Now we tackle the tops of things: dresser, nightstands, shelves.

  1. Clear every surface
    Take everything off. Wipe down your beige dresser or blue dresser, your nightstands, any open shelves. You want to see them as pure shapes for a moment.

  2. Put back only a few key pieces in your color palette
    On each main surface, aim for three elements.

    • One practical item
      Lamp, alarm clock, or a box for small things.

    • One soft accent in your chosen color
      A candle, plant pot, or small bowl.

    • One vertical or sculptural piece
      A framed photo, a small print, or a vase.

  3. If you have a colorful dresser such as an orange Naima or a blue fabric dresser, treat that color as an anchor. Repeat it once or twice in smaller objects so it feels intentional rather than random.

  4. Edit hard
    Anything that is not neutral or in your accent color should either move into a drawer, find a new home in another room, or be donated. Small bedrooms do not have room for “maybe” items on every surface.

 


 

Step 5: Adjust art and small wall color moments

You can get a big effect by changing how color appears on your walls without repainting everything.

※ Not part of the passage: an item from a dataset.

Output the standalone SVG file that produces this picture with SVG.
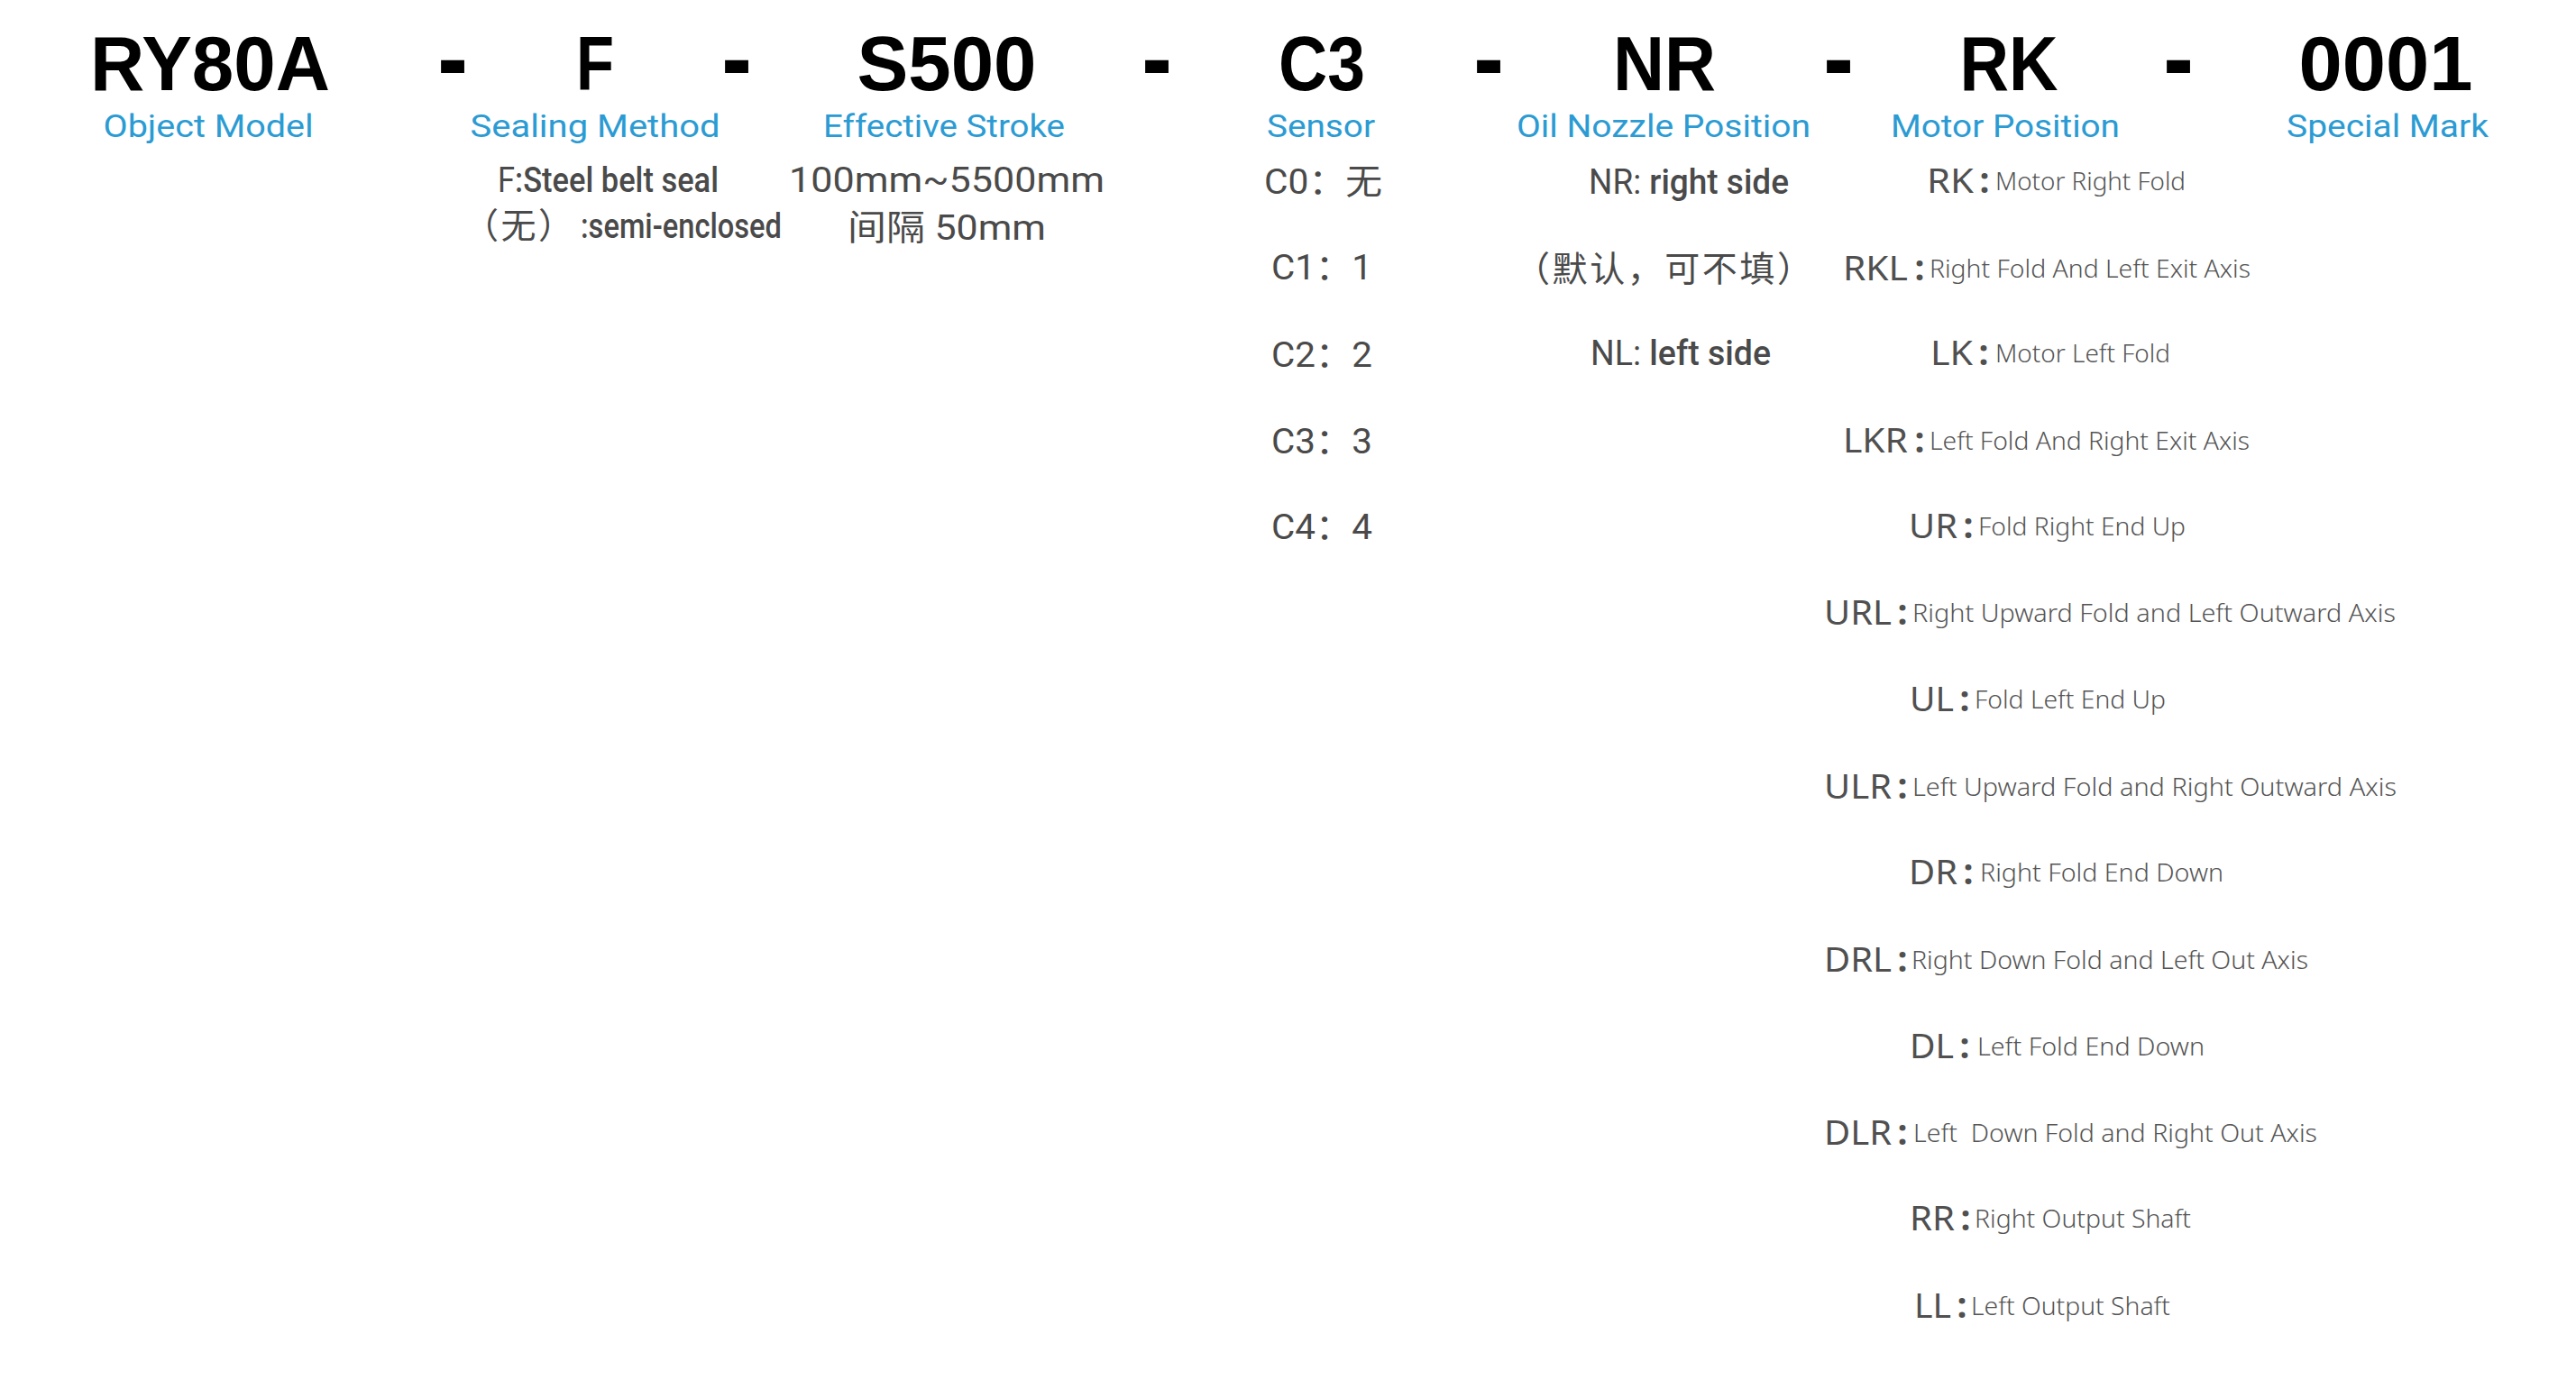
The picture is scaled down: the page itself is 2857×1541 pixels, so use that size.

  1. Rearrange art and wall decor
    Move heavier, darker pieces away from the head of the bed if the room feels intense. Place lighter, softer art where you want your eye to rest before sleep.

    Above the dresser, choose something that speaks directly to the palette. A navy print above a black dresser. A soft landscape above a beige dresser.

  2. Try one small paint or peel and stick move
    If you have the energy, add a very focused color moment.

    • A narrow band of your accent color behind the headboard

    • A slim vertical stripe behind a tall dresser or fabric storage tower like Zana

These little moves help balance the room without committing to a full repaint.

 


 

Step 6: Sunday morning, reset the inside color

When the inside of your storage is chaotic, your room never quite feels right, even when it looks tidy.

You do not have to empty everything. Choose one zone:

  • The top two drawers of your dresser

  • One shelf in the closet

  • The drawers of a cloth dresser by the bed

For each drawer or shelf:

  1. Empty it completely

  2. Remove anything that does not belong there

  3. Put things back in simple color groupings

Use light organizers or pouches for everyday clothes, and darker ones for heavier items. Inside a fabric drawer dresser, even this small bit of color order makes opening the drawers feel calmer.

 


 

Step 7: Fine tune around Naima, Lira, and Zana

If you already own one of these lines, let its color work for you.

  • Naima
    An orange dresser or blue dresser wants to be the star. Use that color in one or two pillows or art pieces and keep everything else quieter. If you have Naima in black or charcoal, balance it with light bedding and art so it grounds the room without dragging it down.

  • Lira
    Lira is visually lighter than Naima. A beige Lira works beautifully as a soft anchor in a calm palette. Brown or black Lira adds structure in a room that feels too floaty. Echo those tones in wood frames or small decor pieces so the dresser feels integrated.

  • Zana
    Treat Zana’s shelves as a tiny color stage. Style the shelves with objects in your accent color and keep what sits in front of the drawers quite simple. A navy Zana pairs well with sandy neutrals. A silver or beige dresser version disappears nicely in a small space.

 


 

Sunday evening: check the mood

As the light shifts, stand in the doorway again.

Look at:

  • The bed as a large, calm block of color

  • The dresser and nightstands as quiet, organized surfaces

  • The art and small color moments on the walls

If anything still feels harsh or busy, remove one item from each surface. Small bedrooms benefit more from subtraction than from addition.